**DESCRIPTION OF THE TASK:**
Without the images, write out the whole listing exactly.

**RECORDED DATA:**

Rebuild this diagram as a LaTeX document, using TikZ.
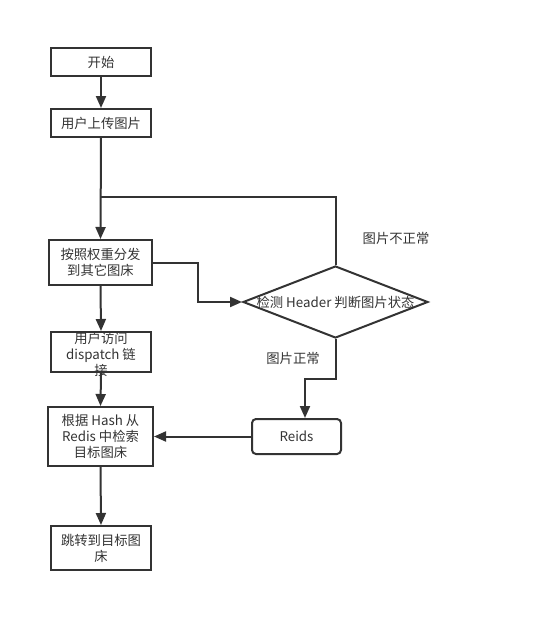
\documentclass[tikz,border=0pt]{standalone}
\usepackage{fontspec}
\setmainfont{Noto Sans CJK SC}
\usetikzlibrary{arrows.meta,shapes.geometric}
\definecolor{lc}{HTML}{333333}
\begin{document}
\begin{tikzpicture}[x=0.75pt,y=-0.75pt,
  font=\fontsize{10}{12}\selectfont, text=lc,
  box/.style={draw=lc, line width=1.5pt, rectangle, inner sep=0pt, align=center, minimum width=75pt},
  txt/.style={inner sep=0pt, align=center},
  flow/.style={draw=lc, line width=1.5pt, -{Triangle[length=9pt,width=7.5pt]}},
  plain/.style={draw=lc, line width=1.5pt}]
\useasboundingbox (0,0) rectangle (537,632);
\node[box, minimum height=21pt] (n1) at (101,62) {开始};
\node[box, minimum height=21pt] (n2) at (101,123) {用户上传图片};
\node[box, minimum width=77.25pt, minimum height=33.75pt] (n3) at (100.5,262.5) {按照权重分发\\到其它图床};
\node[box, minimum height=30pt] (n4) at (101,352) {};
\node[txt] (t4) at (101,354) {用户访问\\dispatch 链\\接};
\node[box, minimum width=78.75pt, minimum height=44.25pt] (n5) at (100.5,436.5) {根据 Hash 从\\Redis 中检索\\目标图床};
\node[box, minimum height=33pt] (n6) at (101,548) {跳转到目标图\\床};
\node[draw=lc, line width=1.5pt, diamond, inner sep=0pt, minimum width=138.75pt, minimum height=54pt] (d) at (335.5,302) {};
\node[txt] (td) at (335.5,302) {检测 Header 判断图片状态};
\node[draw=lc, line width=1.5pt, rectangle, rounded corners=3pt, minimum width=66.75pt, minimum height=26.25pt, inner sep=0pt] (r) at (296.5,436.5) {Reids};
\node[txt] (l1) at (396,238) {图片不正常};
\node[txt] (l2) at (293,358) {图片正常};
\coordinate (m) at (101,197);
\draw[flow] (n1.south) -- (n2.north);
\draw[flow] (n2.south) -- (n3.north);
\draw[plain] (d.north) |- (m);
\draw[flow] (n3.east) -- ++(45,0) |- (d.west);
\draw[flow] (n3.south) -- (n4.north);
\draw[flow] (n4.south) -- (n5.north);
\draw[flow] (n5.south) -- (n6.north);
\draw[flow] (d.south) -- ++(0,40) -| ([xshift=6.375pt]r.north);
\draw[flow] (r.west) -- (n5.east);
\end{tikzpicture}
\end{document}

**EXERCISE SOLUTION:**
Rebuild this diagram as a LaTeX document, using TikZ.
\documentclass[tikz,border=0pt]{standalone}
\usepackage{fontspec}
\setmainfont{Noto Sans CJK SC}
\usetikzlibrary{arrows.meta,shapes.geometric}
\definecolor{lc}{HTML}{333333}
\begin{document}
\begin{tikzpicture}[x=0.75pt,y=-0.75pt,
  font=\fontsize{10}{12}\selectfont, text=lc,
  box/.style={draw=lc, line width=1.5pt, rectangle, inner sep=0pt, align=center, minimum width=75pt},
  txt/.style={inner sep=0pt, align=center},
  flow/.style={draw=lc, line width=1.5pt, -{Triangle[length=9pt,width=7.5pt]}},
  plain/.style={draw=lc, line width=1.5pt}]
\useasboundingbox (0,0) rectangle (537,632);
\node[box, minimum height=21pt] (n1) at (101,62) {开始};
\node[box, minimum height=21pt] (n2) at (101,123) {用户上传图片};
\node[box, minimum width=77.25pt, minimum height=33.75pt] (n3) at (100.5,262.5) {按照权重分发\\到其它图床};
\node[box, minimum height=30pt] (n4) at (101,352) {};
\node[txt] (t4) at (101,354) {用户访问\\dispatch 链\\接};
\node[box, minimum width=78.75pt, minimum height=44.25pt] (n5) at (100.5,436.5) {根据 Hash 从\\Redis 中检索\\目标图床};
\node[box, minimum height=33pt] (n6) at (101,548) {跳转到目标图\\床};
\node[draw=lc, line width=1.5pt, diamond, inner sep=0pt, minimum width=138.75pt, minimum height=54pt] (d) at (335.5,302) {};
\node[txt] (td) at (335.5,302) {检测 Header 判断图片状态};
\node[draw=lc, line width=1.5pt, rectangle, rounded corners=3pt, minimum width=66.75pt, minimum height=26.25pt, inner sep=0pt] (r) at (296.5,436.5) {Reids};
\node[txt] (l1) at (396,238) {图片不正常};
\node[txt] (l2) at (293,358) {图片正常};
\coordinate (m) at (101,197);
\draw[flow] (n1.south) -- (n2.north);
\draw[flow] (n2.south) -- (n3.north);
\draw[plain] (d.north) |- (m);
\draw[flow] (n3.east) -- ++(45,0) |- (d.west);
\draw[flow] (n3.south) -- (n4.north);
\draw[flow] (n4.south) -- (n5.north);
\draw[flow] (n5.south) -- (n6.north);
\draw[flow] (d.south) -- ++(0,40) -| ([xshift=6.375pt]r.north);
\draw[flow] (r.west) -- (n5.east);
\end{tikzpicture}
\end{document}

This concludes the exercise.